8) Bandwidth and CDN ​
- Downloads are huge volume. App servers should NEVER stream bytes if avoidable.
- Use signed URLs to blob storage so the browser downloads directly.
- For public files, CDN in front of the blob store (CloudFront / Cloud CDN). Cache-Control aligned with file mutability.
9) What NOT to design at L4 ​
- Don't design your own blob store (GFS / Colossus). Use GCS / S3 as a given.
- Don't design GeoReplication for EB data -- blob stores already do this.
- Don't design a real-time sync protocol -- that's Google Drive desktop client, separate concern.
- Don't do end-to-end encryption unless explicitly asked; it complicates sharing, search, and dedup significantly.
What is Expected at Each Level ​
L3 / Mid-level ​
- Separate metadata and blob storage.
- Basic upload/download/list APIs.
- Might propose simple single-blob upload without resumable protocol.
- Permissions as a simple table.
L4 ​
- Chunk-based storage with resumable upload.
- Content-addressed chunks for deduplication.
- Signed URLs for download (app servers don't stream bytes).
- Schema with appropriate indexes, back-of-envelope on row counts.
- Soft delete + GC for chunks.
- Discussion of the consistency model (orphan chunks, metadata-vs-blob ordering).
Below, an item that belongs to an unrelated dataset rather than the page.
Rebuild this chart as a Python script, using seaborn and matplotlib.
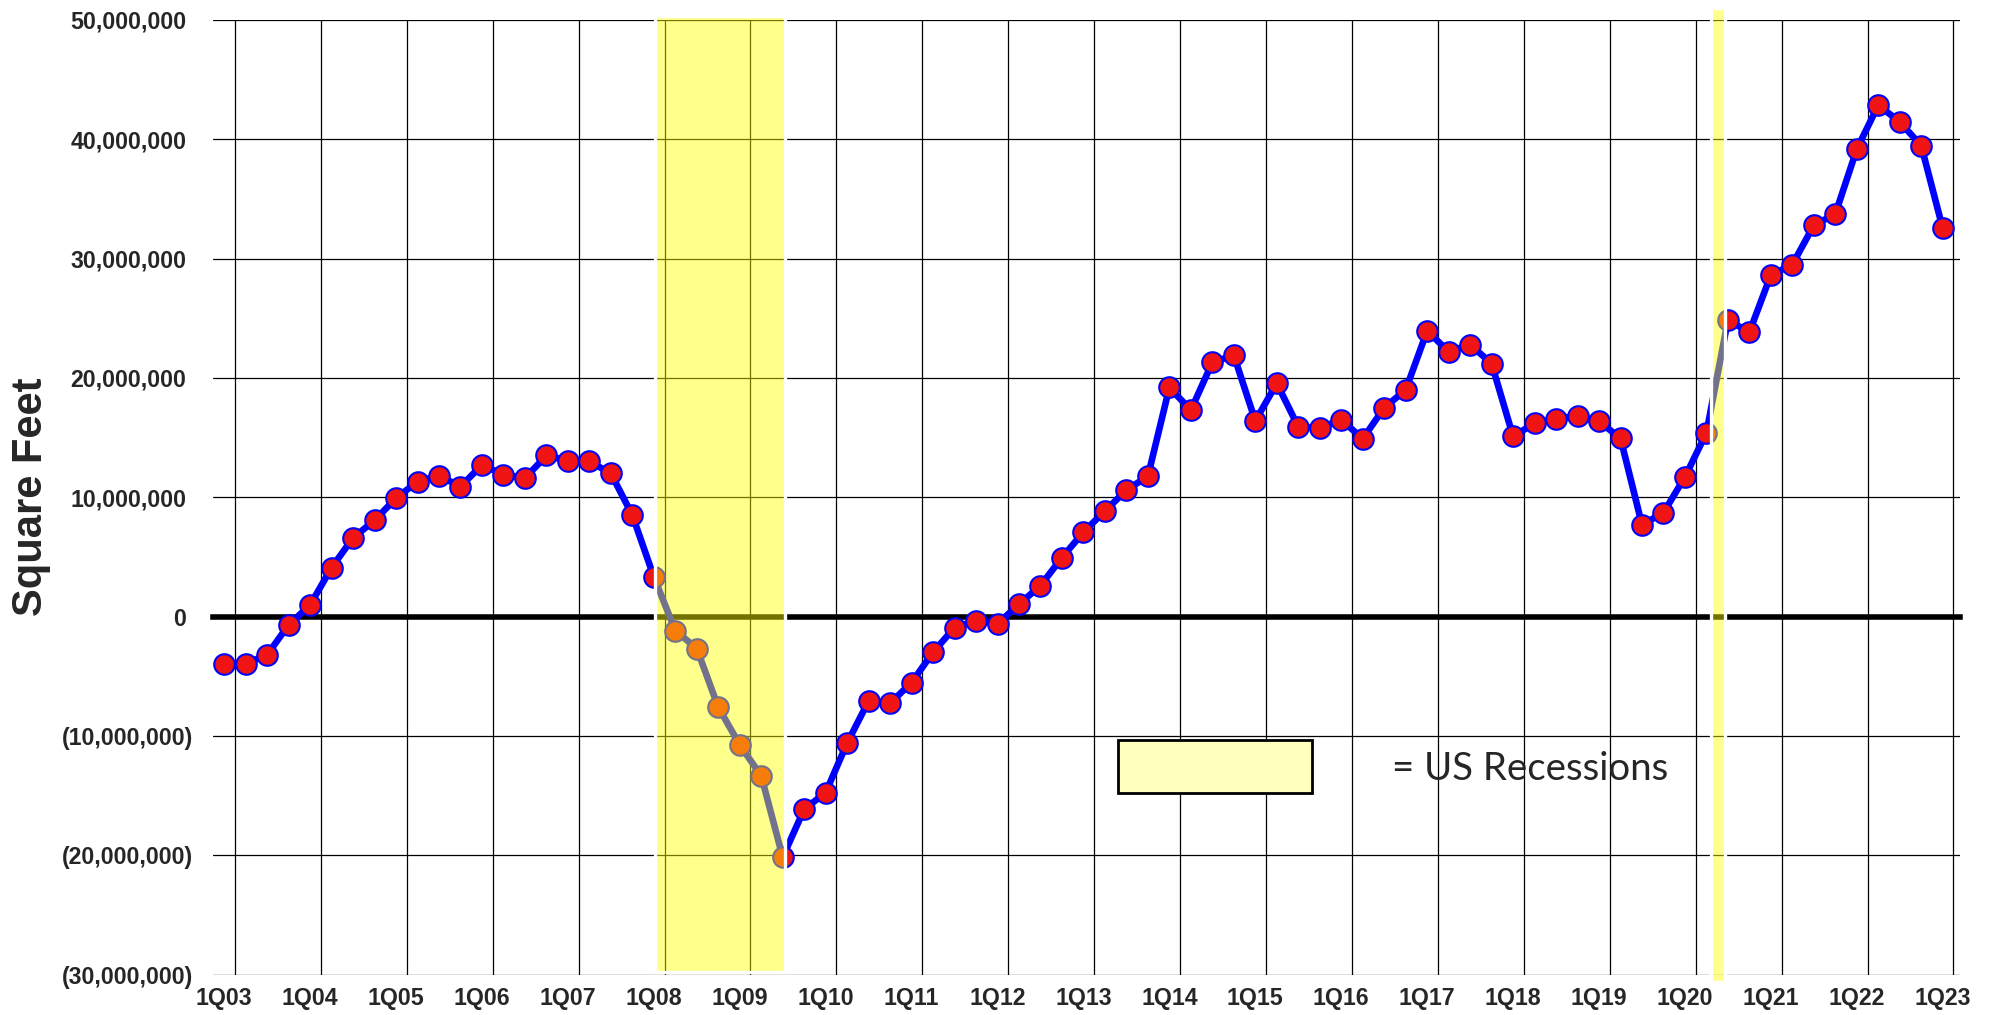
import numpy as np
import pandas as pd
import matplotlib
matplotlib.use("Agg")
import matplotlib.pyplot as plt
import seaborn as sns
from matplotlib.patches import Rectangle
from matplotlib.ticker import FixedLocator, FuncFormatter
from matplotlib.transforms import ScaledTranslation

# ---------------- data ----------------
years = list(range(2003, 2024))
quarters = [f"{q}Q{y % 100:02d}" for y in years for q in range(1, 5)][:81]

# Net absorption, millions of square feet
sqft_millions = [
    -3.94, -3.94, -3.20, -0.70,          # 2003
    0.97, 4.10, 6.60, 8.06,              # 2004
    9.93, 11.30, 11.80, 10.90,           # 2005
    12.70, 11.90, 11.60, 13.50,          # 2006
    13.05, 13.00, 12.00, 8.50,           # 2007
    3.33, -1.17, -2.68, -7.60,           # 2008
    -10.75, -13.35, -20.17, -16.15,      # 2009
    -14.75, -10.60, -7.07, -7.26,        # 2010
    -5.53, -2.99, -0.92, -0.34,          # 2011
    -0.61, 1.03, 2.60, 4.94,             # 2012
    7.08, 8.85, 10.60, 11.76,            # 2013
    19.20, 17.30, 21.30, 21.90,          # 2014
    16.40, 19.55, 15.90, 15.80,          # 2015
    16.50, 14.90, 17.50, 19.00,          # 2016
    23.95, 22.20, 22.80, 21.20,          # 2017
    15.10, 16.20, 16.60, 16.80,          # 2018
    16.35, 14.95, 7.70, 8.70,            # 2019
    11.70, 15.40, 24.84, 23.84,          # 2020
    28.63, 29.50, 32.80, 33.74,          # 2021
    39.18, 42.86, 41.46, 39.46,          # 2022
    32.54,                               # 2023
]

tick_labels = ["1Q03", "1Q04", "1Q05", "1Q06", "1Q07", "1Q08", "1Q09",
               "1Q10", "1Q11", "1Q12", "1Q13", "1Q14", "1Q15", "1Q16",
               "1Q17", "1Q18", "1Q19", "1Q20", "1Q21", "1Q22", "1Q23"]

# recession periods, in quarter-index units
recession_start = [20.06, 69.23]
recession_end = [26.11, 69.87]

y_ticks = [-30e6, -20e6, -10e6, 0, 10e6, 20e6, 30e6, 40e6, 50e6]
y_label = "Square Feet"
legend_text = "= US Recessions"

df = pd.DataFrame({"quarter": quarters,
                   "idx": np.arange(len(quarters)),
                   "sqft": np.array(sqft_millions) * 1e6})

# ---------------- style ----------------
sns.set_theme(style="white")
plt.rcParams["font.family"] = ["Liberation Sans", "DejaVu Sans"]

fig = plt.figure(figsize=(19.93, 10.15), dpi=100)
ax = fig.add_axes([0.1071, 0.0399, 0.8763, 0.9404])

sns.lineplot(data=df, x="idx", y="sqft", ax=ax, color="#0000FF",
             linewidth=4.8, marker="o", markersize=14.8,
             markerfacecolor="#F01414", markeredgecolor="#0000FF",
             markeredgewidth=1.5, zorder=3, solid_joinstyle="round")

ax.set_xlim(-0.5, 80.8)
ax.set_ylim(-30e6, 50e6)

# vertical grid at category boundaries (every 4 quarters)
grid_pos = [quarters.index(t) + 0.5 for t in tick_labels]
ax.xaxis.set_major_locator(FixedLocator(grid_pos))
ax.yaxis.set_major_locator(FixedLocator(y_ticks))


def yfmt(v, pos):
    if v < 0:
        return f"({abs(v):,.0f})"
    return f"{v:,.0f}"


ax.yaxis.set_major_formatter(FuncFormatter(yfmt))
ax.grid(True, color="black", linewidth=0.9)
ax.set_axisbelow(True)

for s in ["left", "right", "top"]:
    ax.spines[s].set_visible(False)
ax.spines["bottom"].set_position(("data", 0))
ax.spines["bottom"].set_linewidth(4.0)
ax.spines["bottom"].set_color("black")
ax.tick_params(axis="x", which="major", direction="out", length=4.8,
               width=3, color="black", labelbottom=False)
ax.tick_params(axis="y", length=0, pad=14.4, labelsize=16.7)
for lbl in ax.get_yticklabels():
    lbl.set_fontweight("bold")

# category labels on a secondary axis at the bottom
sec = ax.secondary_xaxis("bottom")
sec.set_xticks([quarters.index(t) for t in tick_labels], labels=tick_labels,
               fontsize=16.7, fontweight="bold")
sec.tick_params(length=0, pad=9)
sec.spines["bottom"].set_visible(False)

ax.set_xlabel("")
ax.set_ylabel(y_label, fontsize=30, fontweight="bold")
ax.yaxis.set_label_coords(-0.093, 0.5)

# recession shading (semi-transparent yellow on top, white side borders)
shade_y = [(0.003, 1.0042), (-0.0075, 1.0126)]
for (x0, x1), (yb, yt) in zip(zip(recession_start, recession_end), shade_y):
    ax.axvspan(x0, x1, ymin=yb, ymax=yt, facecolor=(1, 1, 0, 0.45),
               edgecolor="white", linewidth=2.4, zorder=5, clip_on=False)

# legend box
ax.add_patch(Rectangle((0.5182, 0.1902), 0.1106, 0.0558,
                       transform=ax.transAxes, facecolor="#FFFFBE",
                       edgecolor="black", linewidth=2.0, zorder=6))
ax.text(0.6748, 0.2038, legend_text, transform=ax.transAxes,
        fontsize=27.6, ha="left", va="baseline", zorder=6,
        family=["Lato", "DejaVu Sans"])

# positive labels sit left of negative ones (room for the closing parenthesis)
fig.canvas.draw()
shift = ScaledTranslation(-7.3 / 100, 0, fig.dpi_scale_trans)
for tick, loc in zip(ax.yaxis.get_major_ticks(), ax.yaxis.get_majorticklocs()):
    if loc >= 0:
        tick.label1.set_transform(tick.label1.get_transform() + shift)

fig.savefig("out.png", dpi=100)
- Permission checks with indexed lookup on both directions.
L5 / Senior ​
- Variable-size / content-defined chunking for cross-file dedup.
- Multi-region strategy: regional metadata primary with async replication, blob store already multi-region.
- Reference counting vs mark-sweep trade-offs in GC.
- Schema for large-scale sharing: materialized "shared with me" views, handling the fan-out query.
- Operational concerns: EB-scale cost accounting, storage-class tiering (hot/cold/archive), quota enforcement race conditions.
- Client sync protocol (events, tokens for resumable sync).
- E2E encryption trade-offs (no server-side preview, no dedup, harder sharing).